House prices to fall by a further 10%, website predicts

House prices will fall by a further 10 per cent next year and 70,000 people will lose their homes, a property website predicted today.

Hometrack said the average cost of a home has fallen by around 9 per cent during 2008, and it expects further drops of 10 per cent in 2009 and 3 per cent in 2010.



But it added that while prices looked set to fall by 22 per cent from peak to trough, for homeowners, who tend to base the peak on what they think they could have put their home on the market for in 2007, the fall would feel more like 30 per cent.



The group said the projected drop in house prices during 2009 would put affordability, in terms of average debt servicing costs, on a par with the lows seen in the early 1990s.



Richard Donnell, Hometrack's director of research, said: "The housing market saw a total reversal of fortunes in 2008 as homeowners faced a crisis of confidence after a decade of buoyant market conditions.



"The onset of the credit crunch acted as a catalyst for both volumes and prices, but structural factors have and will continue to play an important part in shaping the current downturn."



The group expects the property market to remain very subdued during 2009, with just 685,000 homes changing hands during the year, 12 per cent less than this year, which itself saw a 45 per cent drop in sales volumes.



It said turnover as a proportion of housing supply would reach a record low next year, with sales levels falling to the equivalent of the average household moving only once every 31 years - double the average of people moving every 15 years during the past decade.

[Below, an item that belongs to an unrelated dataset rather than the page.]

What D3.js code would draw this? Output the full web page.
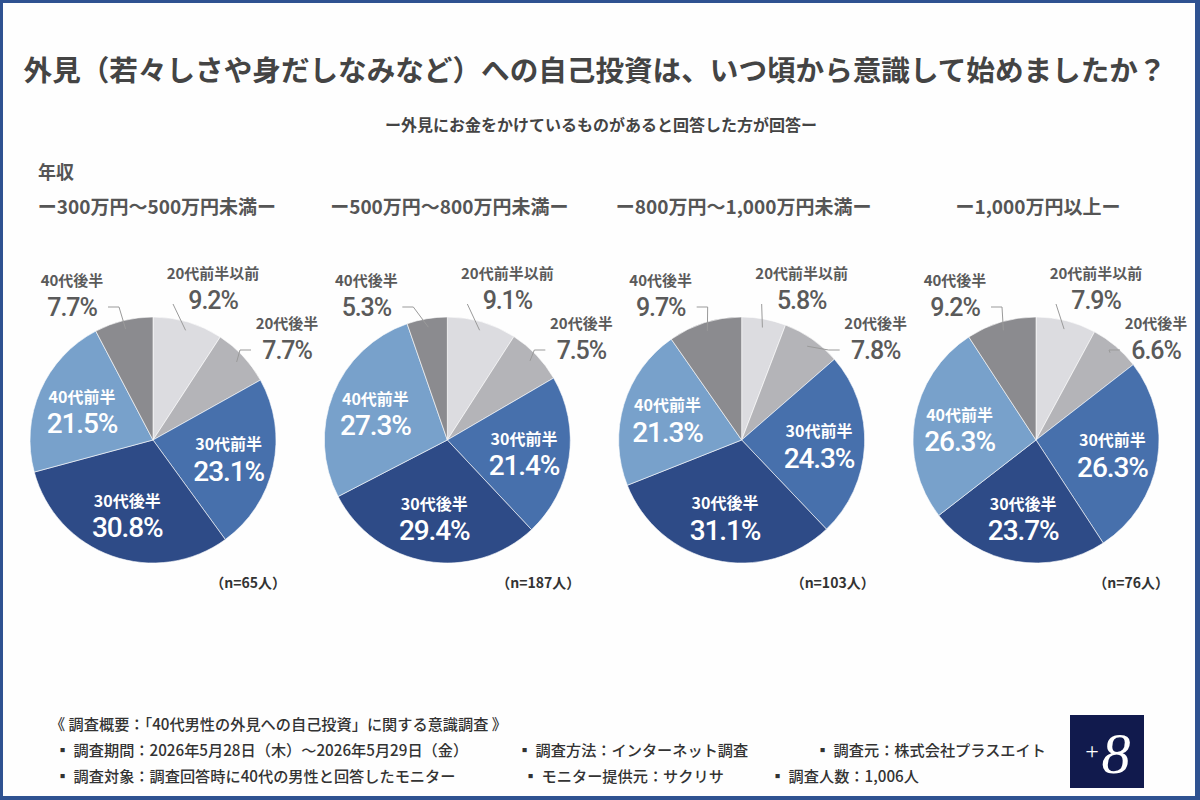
<!DOCTYPE html>
<html lang="ja">
<head>
<meta charset="utf-8">
<script src="https://cdn.jsdelivr.net/npm/d3@7"></script>
<style>
  body { margin: 0; background: #fff; }
  svg { display: block; }
  .jp { font-family: "Noto Sans CJK JP", "Noto Sans", sans-serif; }
  .num { font-family: Roboto, "Liberation Sans", sans-serif; font-weight: 500; letter-spacing: -1.1px; }
</style>
</head>
<body>
<div id="chart"></div>
<script>
// data
const categories = ["20代前半以前", "20代後半", "30代前半", "30代後半", "40代前半", "40代後半"];
const groups = ["ー300万円～500万円未満ー", "ー500万円～800万円未満ー", "ー800万円～1,000万円未満ー", "ー1,000万円以上ー"];
const sampleSizes = [65, 187, 103, 76];
const values300to500 = [9.2, 7.7, 23.1, 30.8, 21.5, 7.7];
const values500to800 = [9.1, 7.5, 21.4, 29.4, 27.3, 5.3];
const values800to1000 = [5.8, 7.8, 24.3, 31.1, 21.3, 9.7];
const values1000plus = [7.9, 6.6, 26.3, 23.7, 26.3, 9.2];
const allValues = [values300to500, values500to800, values800to1000, values1000plus];

const titleText = "外見（若々しさや身だしなみなど）への自己投資は、いつ頃から意識して始めましたか？";
const subtitleText = "ー外見にお金をかけているものがあると回答した方が回答ー";
const footerLines = [
  [["《 調査概要：「40代男性の外見への自己投資」に関する意識調査 》", 0]],
  [["▪ 調査期間：2026年5月28日（木）～2026年5月29日（金）", 0], ["▪ 調査方法：インターネット調査", 462], ["▪ 調査元：株式会社プラスエイト", 760]],
  [["▪ 調査対象：調査回答時に40代の男性と回答したモニター", 0], ["▪ モニター提供元：サクリサ", 468], ["▪ 調査人数：1,006人", 715]]
];

const W = 1200, H = 800;
const svg = d3.select("#chart").append("svg")
    .attr("width", W)
    .attr("height", H);

// frame
svg.append("rect").attr("width", W).attr("height", H).attr("fill", "#2f5291");
svg.append("rect").attr("x", 3).attr("y", 3).attr("width", W - 8).attr("height", H - 7).attr("fill", "#fefefe");

svg.append("text")
    .attr("class", "jp")
    .attr("x", 595).attr("y", 81)
    .attr("text-anchor", "middle")
    .attr("font-size", 28.6).attr("font-weight", 700)
    .attr("fill", "#444")
    .text(titleText);

svg.append("text")
    .attr("class", "jp")
    .attr("x", 601).attr("y", 131)
    .attr("text-anchor", "middle")
    .attr("font-size", 16).attr("font-weight", 700)
    .attr("fill", "#444")
    .text(subtitleText);

svg.append("text")
    .attr("class", "jp")
    .attr("x", 38).attr("y", 179)
    .attr("font-size", 18).attr("font-weight", 700)
    .attr("fill", "#555")
    .text("年収");

const colors = d3.scaleOrdinal()
    .domain(categories)
    .range(["#dcdce0", "#b4b4b8", "#4770ac", "#2e4b87", "#78a1cb", "#8b8b8f"]);

const cx = d3.scalePoint().domain(groups).range([153, 1036]);
const cy = 440;
const R = 123;

const pie = d3.pie().sort(null).value(d => d.value);
const arc = d3.arc().innerRadius(0).outerRadius(R);

// outside labels sit in the same spot in every pie
const outside = {
  "20代前半以前": { dx: 60, dy: -154, elbow: null },
  "20代後半": { dx: 134, dy: -104, elbow: -1 },
  "40代後半": { dx: -81, dy: -147, elbow: 1 }
};
const maxLabelX = 1156;

function polar(angle, r) {
  return [r * Math.sin(angle), -r * Math.cos(angle)];
}

groups.forEach((g, gi) => {
  const data = categories.map((c, i) => ({ cat: c, value: allValues[gi][i] }));
  const arcs = pie(data);
  const px = cx(g);
  const grp = svg.append("g").attr("transform", `translate(${px},${cy})`);

  svg.append("text")
      .attr("class", "jp")
      .attr("x", px + (gi == 0 ? 4 : 2)).attr("y", 214)
      .attr("text-anchor", "middle")
      .attr("font-size", 19).attr("font-weight", 700)
      .attr("fill", "#555")
      .text(g);

  grp.selectAll("path.slice")
      .data(arcs)
      .enter()
      .append("path")
      .attr("class", "slice")
      .attr("d", arc)
      .attr("fill", d => colors(d.data.cat))
      .attr("stroke", "#fff")
      .attr("stroke-width", 0.6);

  arcs.forEach(d => {
    const mid = (d.startAngle + d.endAngle) / 2;
    const o = outside[d.data.cat];
    const pct = d.data.value.toFixed(1) + "%";
    if (o) {
      // keep the label inside the frame
      const lx = Math.min(o.dx, maxLabelX - px);
      const sign = o.dx > 0 ? 1 : -1;
      const start = polar(mid, R * 0.93);
      const end = [lx - sign * 36, o.dy + 14];
      let pts;
      if (o.elbow != null) {
        const elbow = [end[0] + o.elbow * 11, end[1]];
        pts = [start, elbow, end];
      } else {
        pts = [start, [end[0] - 4, end[1] + 4]];
      }
      grp.append("path")
          .attr("d", d3.line()(pts))
          .attr("fill", "none")
          .attr("stroke", "#9a9a9a")
          .attr("stroke-width", 1);
      grp.append("text")
          .attr("class", "jp")
          .attr("x", lx).attr("y", o.dy - 12)
          .attr("dy", "0.35em")
          .attr("text-anchor", "middle")
          .attr("font-size", 15).attr("font-weight", 700)
          .attr("fill", "#5a5a5a")
          .text(d.data.cat);
      grp.append("text")
          .attr("class", "num")
          .attr("x", lx).attr("y", o.dy + 14)
          .attr("dy", "0.36em")
          .attr("text-anchor", "middle")
          .attr("font-size", 25)
          .attr("fill", "#5a5a5a")
          .text(pct);
    } else {
      const p = polar(mid, R * 0.63);
      grp.append("text")
          .attr("class", "jp")
          .attr("x", p[0]).attr("y", p[1] - 12)
          .attr("dy", "0.35em")
          .attr("text-anchor", "middle")
          .attr("font-size", 16).attr("font-weight", 700)
          .attr("fill", "#fff")
          .text(d.data.cat);
      grp.append("text")
          .attr("class", "num")
          .attr("x", p[0]).attr("y", p[1] + 14)
          .attr("dy", "0.36em")
          .attr("text-anchor", "middle")
          .attr("font-size", 28)
          .attr("fill", "#fff")
          .text(pct);
    }
  });

  svg.append("text")
      .attr("class", "jp")
      .attr("x", px + 133).attr("y", 588)
      .attr("text-anchor", "end")
      .attr("font-size", 14).attr("font-weight", 700)
      .attr("fill", "#333")
      .text(`（n=${sampleSizes[gi]}人）`);
});

// footer
footerLines.forEach((line, li) => {
  line.forEach(([txt, off]) => {
    svg.append("text")
        .attr("class", "jp")
        .attr("x", (li == 0 ? 50 : 55) + off)
        .attr("y", 730 + li * 26)
        .attr("font-size", 15.2).attr("font-weight", 500)
        .attr("fill", "#333")
        .text(txt);
  });
});

// logo
const logo = svg.append("g").attr("transform", "translate(1070,715)");
logo.append("rect").attr("width", 74).attr("height", 73).attr("fill", "#111a4d");
logo.append("text")
    .attr("x", 22).attr("y", 44)
    .attr("text-anchor", "middle")
    .attr("font-family", "Liberation Serif, serif")
    .attr("font-size", 24)
    .attr("fill", "#fff")
    .text("+");
logo.append("text")
    .attr("x", 46).attr("y", 58)
    .attr("text-anchor", "middle")
    .attr("font-family", "Liberation Serif, serif")
    .attr("font-style", "italic")
    .attr("font-size", 58)
    .attr("fill", "#fff")
    .text("8");
</script>
</body>
</html>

It also forecasts that 70,000 people will have their home repossessed next year, slightly below the Council of Mortgage Lenders' forecast of 75,000 repossessions, both of which are only marginally lower than the 1991 record of 75,500.



But Hometrack is slightly more upbeat about mortgage lending, expecting net lending of £15 billion during 2009, compared with the CML's estimate of minus £25bn - meaning homeowners would repay more than they borrowed during the year.



Hometrack said it expected house prices for one and two-bedroom homes to see above-average price falls, as these properties tend to be bought by first-time buyers, who have been hit hardest by the credit crunch, while the price of these properties has also been distorted by buy-to-let investors.



But the group cautioned that predicting house price falls was extremely difficult in the current economic climate.



The Council of Mortgage Lenders has abandoned its house price forecast this year, while Nationwide is delaying doing one because of the current uncertainties and Halifax is not doing one because of its takeover by Lloyds TSB.



Mr Donnell said: "The onset of recession and rising unemployment is set to act as a major constraint on demand, compounding the level of price falls in the near term.



"Given the rapidly changing outlook for the economy, no-one can accurately predict how much property prices will fall in the short to medium term."



Meanwhile, property website Zoopla.co.uk said the average UK house price had fallen by £22,083 or 9.72 per cent since the beginning of the year.



The falls have been steepest in Hertfordshire, where prices have fallen by an average of £31,280, followed by Essex at £29,377 and Middlesex at £28,978.



Alex Chesterman, chief executive of Zoopla.co.uk, said: "This year will be remembered as the year that marked the acceleration of the housing market correction.



"Values have been declining every month for the past 18 months and with further job losses predicted, increased repossessions and the continued decline in the number of people buying and selling properties, the bottom is not yet in sight."